- Task instructions:
Begin at the top of the entries below and write out every line through the one containing "const xTitle = 'TAMAÑO", excluding pictures.

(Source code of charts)
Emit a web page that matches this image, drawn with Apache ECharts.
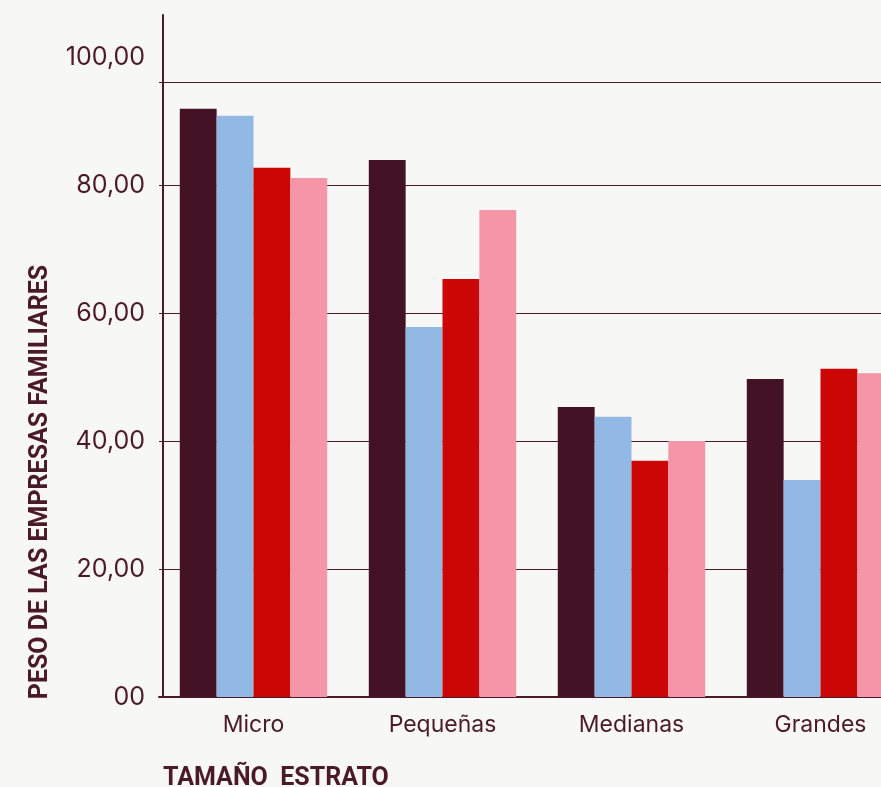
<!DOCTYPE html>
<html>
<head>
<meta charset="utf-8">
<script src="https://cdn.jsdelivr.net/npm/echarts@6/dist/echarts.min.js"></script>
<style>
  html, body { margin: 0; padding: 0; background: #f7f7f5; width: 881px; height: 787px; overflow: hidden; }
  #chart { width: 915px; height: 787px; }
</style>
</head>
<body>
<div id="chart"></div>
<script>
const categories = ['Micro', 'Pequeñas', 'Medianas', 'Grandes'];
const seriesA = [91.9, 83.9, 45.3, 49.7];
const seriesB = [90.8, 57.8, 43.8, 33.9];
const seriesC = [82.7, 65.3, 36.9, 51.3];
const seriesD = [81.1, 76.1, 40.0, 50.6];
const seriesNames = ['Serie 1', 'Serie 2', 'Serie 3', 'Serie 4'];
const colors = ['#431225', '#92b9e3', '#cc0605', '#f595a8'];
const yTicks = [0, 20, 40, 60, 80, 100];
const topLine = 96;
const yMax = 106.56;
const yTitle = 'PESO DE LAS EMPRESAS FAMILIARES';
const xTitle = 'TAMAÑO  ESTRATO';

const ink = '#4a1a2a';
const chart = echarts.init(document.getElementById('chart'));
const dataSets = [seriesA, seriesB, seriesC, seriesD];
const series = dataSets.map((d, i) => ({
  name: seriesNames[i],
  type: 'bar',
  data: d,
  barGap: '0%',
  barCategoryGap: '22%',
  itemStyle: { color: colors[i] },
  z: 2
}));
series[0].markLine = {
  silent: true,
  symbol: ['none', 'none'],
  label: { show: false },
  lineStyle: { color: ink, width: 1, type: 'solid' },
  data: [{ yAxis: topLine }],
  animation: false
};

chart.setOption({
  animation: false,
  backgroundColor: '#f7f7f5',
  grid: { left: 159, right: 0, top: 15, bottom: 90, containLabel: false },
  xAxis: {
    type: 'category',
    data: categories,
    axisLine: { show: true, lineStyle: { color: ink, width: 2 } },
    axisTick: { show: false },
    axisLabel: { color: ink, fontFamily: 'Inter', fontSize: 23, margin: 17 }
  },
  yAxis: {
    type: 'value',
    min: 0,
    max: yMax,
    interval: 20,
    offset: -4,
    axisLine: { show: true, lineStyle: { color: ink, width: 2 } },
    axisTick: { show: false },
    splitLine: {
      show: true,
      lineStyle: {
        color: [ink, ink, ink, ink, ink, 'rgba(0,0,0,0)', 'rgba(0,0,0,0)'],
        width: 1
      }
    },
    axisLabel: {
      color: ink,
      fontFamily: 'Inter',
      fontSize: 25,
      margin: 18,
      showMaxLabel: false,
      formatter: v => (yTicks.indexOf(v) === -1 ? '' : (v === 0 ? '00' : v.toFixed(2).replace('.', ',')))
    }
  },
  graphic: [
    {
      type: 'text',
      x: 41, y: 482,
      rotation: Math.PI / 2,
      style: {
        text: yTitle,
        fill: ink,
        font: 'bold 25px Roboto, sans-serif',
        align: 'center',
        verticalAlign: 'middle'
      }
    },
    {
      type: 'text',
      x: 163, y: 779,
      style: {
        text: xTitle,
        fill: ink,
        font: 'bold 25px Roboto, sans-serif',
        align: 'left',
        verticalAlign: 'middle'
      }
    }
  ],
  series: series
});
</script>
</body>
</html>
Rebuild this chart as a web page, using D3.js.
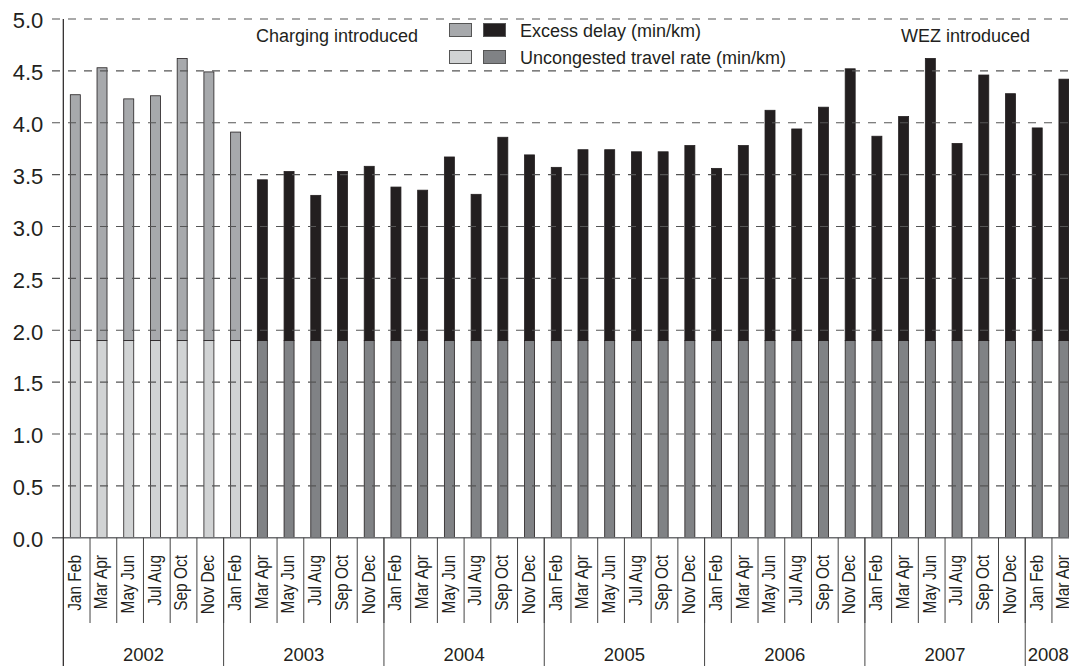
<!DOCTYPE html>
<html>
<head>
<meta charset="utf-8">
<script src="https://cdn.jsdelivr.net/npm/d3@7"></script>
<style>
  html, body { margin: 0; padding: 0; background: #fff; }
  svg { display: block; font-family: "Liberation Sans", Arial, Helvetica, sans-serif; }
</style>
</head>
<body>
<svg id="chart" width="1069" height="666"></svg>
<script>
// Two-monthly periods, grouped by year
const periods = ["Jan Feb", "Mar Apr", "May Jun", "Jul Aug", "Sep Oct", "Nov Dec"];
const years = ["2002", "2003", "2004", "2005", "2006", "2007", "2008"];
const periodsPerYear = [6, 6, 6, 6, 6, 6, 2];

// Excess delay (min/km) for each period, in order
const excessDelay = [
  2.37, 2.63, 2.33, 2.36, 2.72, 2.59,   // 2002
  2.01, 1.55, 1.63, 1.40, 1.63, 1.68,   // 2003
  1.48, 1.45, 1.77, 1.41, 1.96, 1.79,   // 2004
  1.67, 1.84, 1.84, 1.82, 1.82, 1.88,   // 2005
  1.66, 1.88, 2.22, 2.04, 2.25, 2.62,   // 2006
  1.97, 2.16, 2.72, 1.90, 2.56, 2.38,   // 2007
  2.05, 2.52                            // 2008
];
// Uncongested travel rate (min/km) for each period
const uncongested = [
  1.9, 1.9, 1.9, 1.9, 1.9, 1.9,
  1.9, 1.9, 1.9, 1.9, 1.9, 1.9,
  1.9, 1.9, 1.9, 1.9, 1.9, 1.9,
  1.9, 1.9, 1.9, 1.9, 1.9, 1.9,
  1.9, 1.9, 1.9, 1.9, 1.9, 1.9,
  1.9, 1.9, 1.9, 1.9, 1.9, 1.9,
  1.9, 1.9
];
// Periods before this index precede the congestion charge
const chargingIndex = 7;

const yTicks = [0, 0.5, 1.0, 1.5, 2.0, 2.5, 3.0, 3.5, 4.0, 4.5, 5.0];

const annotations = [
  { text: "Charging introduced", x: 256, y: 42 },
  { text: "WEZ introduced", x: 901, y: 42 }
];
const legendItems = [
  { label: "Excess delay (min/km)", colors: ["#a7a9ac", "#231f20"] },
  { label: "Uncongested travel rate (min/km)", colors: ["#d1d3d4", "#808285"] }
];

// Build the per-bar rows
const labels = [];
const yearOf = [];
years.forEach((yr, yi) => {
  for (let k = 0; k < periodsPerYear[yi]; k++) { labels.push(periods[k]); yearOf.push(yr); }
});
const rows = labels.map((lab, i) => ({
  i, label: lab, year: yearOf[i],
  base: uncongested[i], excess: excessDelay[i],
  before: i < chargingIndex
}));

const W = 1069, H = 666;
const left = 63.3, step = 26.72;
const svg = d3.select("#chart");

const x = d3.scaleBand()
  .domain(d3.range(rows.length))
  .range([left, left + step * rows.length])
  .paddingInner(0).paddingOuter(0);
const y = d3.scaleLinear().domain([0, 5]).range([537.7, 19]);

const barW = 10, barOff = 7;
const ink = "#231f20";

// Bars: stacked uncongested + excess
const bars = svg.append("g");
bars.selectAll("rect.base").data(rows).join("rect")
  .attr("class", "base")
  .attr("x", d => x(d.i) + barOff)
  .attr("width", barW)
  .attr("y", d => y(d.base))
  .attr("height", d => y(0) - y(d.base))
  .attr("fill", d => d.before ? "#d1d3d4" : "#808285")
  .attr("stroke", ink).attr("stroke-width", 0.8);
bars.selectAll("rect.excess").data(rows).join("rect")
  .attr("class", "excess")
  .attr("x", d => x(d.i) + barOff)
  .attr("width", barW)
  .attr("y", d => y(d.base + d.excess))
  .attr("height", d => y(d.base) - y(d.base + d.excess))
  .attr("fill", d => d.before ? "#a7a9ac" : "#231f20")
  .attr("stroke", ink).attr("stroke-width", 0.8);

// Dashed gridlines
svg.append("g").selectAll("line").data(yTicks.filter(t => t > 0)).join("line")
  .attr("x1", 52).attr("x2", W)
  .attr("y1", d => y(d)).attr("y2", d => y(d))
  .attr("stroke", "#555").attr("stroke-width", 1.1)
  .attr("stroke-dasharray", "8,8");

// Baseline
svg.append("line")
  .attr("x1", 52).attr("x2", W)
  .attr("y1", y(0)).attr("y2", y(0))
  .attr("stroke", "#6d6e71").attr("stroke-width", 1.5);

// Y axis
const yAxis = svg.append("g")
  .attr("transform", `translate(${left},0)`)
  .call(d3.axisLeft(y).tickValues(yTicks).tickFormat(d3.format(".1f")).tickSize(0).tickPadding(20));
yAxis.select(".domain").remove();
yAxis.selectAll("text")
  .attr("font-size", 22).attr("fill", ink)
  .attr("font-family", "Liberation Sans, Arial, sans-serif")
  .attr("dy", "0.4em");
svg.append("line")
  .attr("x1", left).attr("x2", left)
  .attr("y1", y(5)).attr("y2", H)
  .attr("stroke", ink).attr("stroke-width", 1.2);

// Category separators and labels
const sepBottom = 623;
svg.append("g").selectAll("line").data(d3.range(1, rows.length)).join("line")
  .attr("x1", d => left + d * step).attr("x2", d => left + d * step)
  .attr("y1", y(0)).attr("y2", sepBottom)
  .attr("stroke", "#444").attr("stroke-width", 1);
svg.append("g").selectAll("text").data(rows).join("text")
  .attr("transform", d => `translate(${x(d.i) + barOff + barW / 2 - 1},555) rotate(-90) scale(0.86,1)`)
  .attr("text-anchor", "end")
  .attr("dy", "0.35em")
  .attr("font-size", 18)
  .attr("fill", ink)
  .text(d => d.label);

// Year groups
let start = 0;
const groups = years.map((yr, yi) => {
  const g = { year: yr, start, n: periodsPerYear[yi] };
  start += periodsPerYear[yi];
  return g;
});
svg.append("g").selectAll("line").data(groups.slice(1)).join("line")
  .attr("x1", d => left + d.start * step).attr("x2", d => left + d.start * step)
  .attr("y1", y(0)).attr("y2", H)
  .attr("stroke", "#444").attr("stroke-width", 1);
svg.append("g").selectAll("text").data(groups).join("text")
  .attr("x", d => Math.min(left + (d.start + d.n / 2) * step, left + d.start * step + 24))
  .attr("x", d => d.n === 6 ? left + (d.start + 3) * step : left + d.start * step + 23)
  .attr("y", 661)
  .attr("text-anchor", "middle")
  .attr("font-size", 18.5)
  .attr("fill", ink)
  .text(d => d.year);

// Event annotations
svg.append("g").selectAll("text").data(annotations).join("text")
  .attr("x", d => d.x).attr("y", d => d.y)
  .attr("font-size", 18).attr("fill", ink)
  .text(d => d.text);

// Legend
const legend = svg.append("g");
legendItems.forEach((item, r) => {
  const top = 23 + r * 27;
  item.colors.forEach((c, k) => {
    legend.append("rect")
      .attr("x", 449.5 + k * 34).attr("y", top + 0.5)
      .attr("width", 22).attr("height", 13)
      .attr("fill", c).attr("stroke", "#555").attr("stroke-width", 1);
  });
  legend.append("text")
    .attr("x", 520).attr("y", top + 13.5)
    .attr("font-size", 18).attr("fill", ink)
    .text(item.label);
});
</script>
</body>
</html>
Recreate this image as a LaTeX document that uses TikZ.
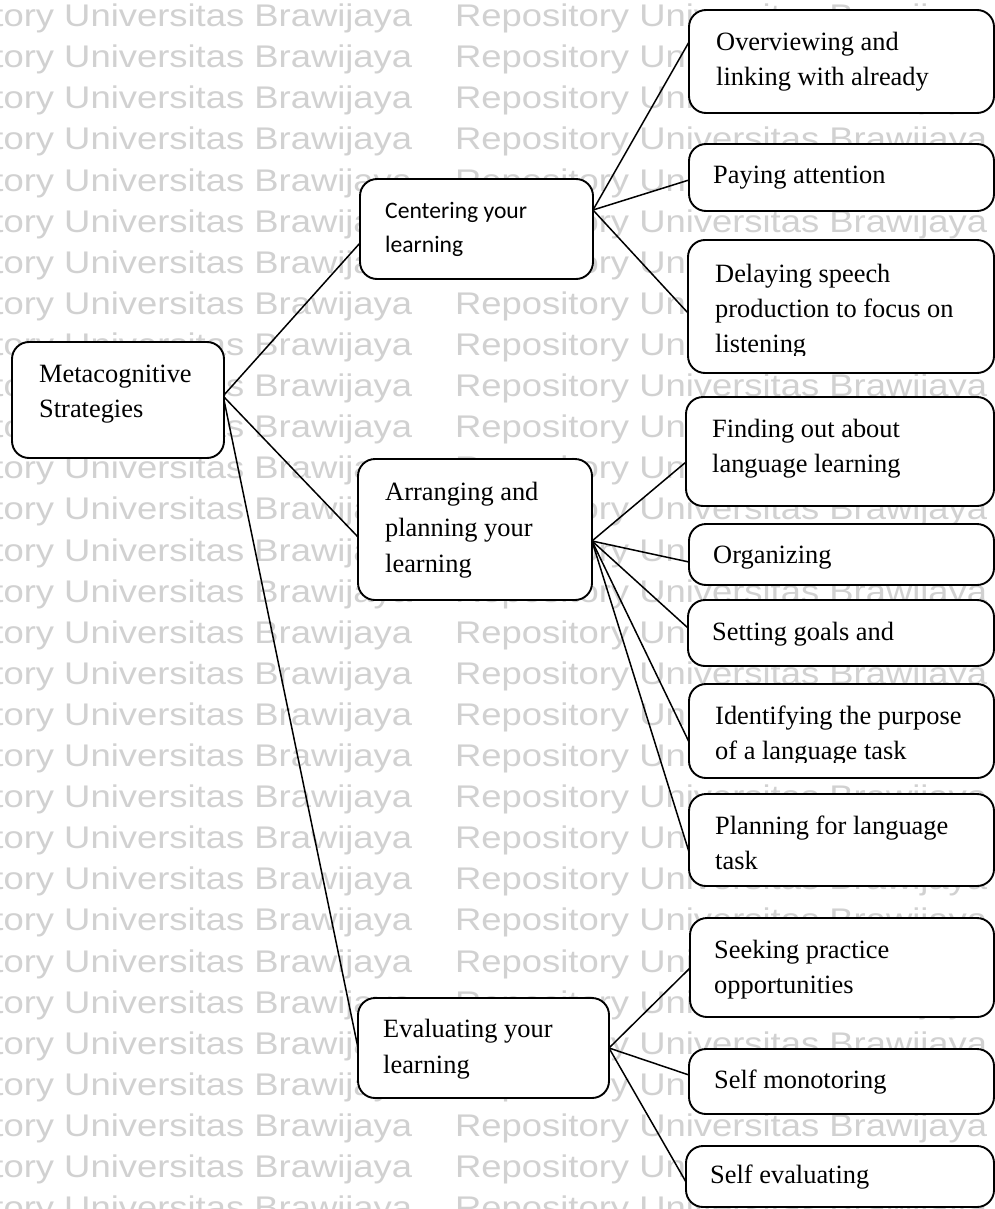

- Expected answer:
Emit a web page that matches this image, drawn with Apache ECharts.
<!DOCTYPE html>
<html>
<head>
<meta charset="utf-8">
<script src="https://cdn.jsdelivr.net/npm/echarts@6/dist/echarts.min.js"></script>
<style>
  html, body { margin: 0; padding: 0; background: #f7f7f5; width: 881px; height: 787px; overflow: hidden; }
  #chart { width: 915px; height: 787px; }
</style>
</head>
<body>
<div id="chart"></div>
<script>
const categories = ['Micro', 'Pequeñas', 'Medianas', 'Grandes'];
const seriesA = [91.9, 83.9, 45.3, 49.7];
const seriesB = [90.8, 57.8, 43.8, 33.9];
const seriesC = [82.7, 65.3, 36.9, 51.3];
const seriesD = [81.1, 76.1, 40.0, 50.6];
const seriesNames = ['Serie 1', 'Serie 2', 'Serie 3', 'Serie 4'];
const colors = ['#431225', '#92b9e3', '#cc0605', '#f595a8'];
const yTicks = [0, 20, 40, 60, 80, 100];
const topLine = 96;
const yMax = 106.56;
const yTitle = 'PESO DE LAS EMPRESAS FAMILIARES';
const xTitle = 'TAMAÑO  ESTRATO';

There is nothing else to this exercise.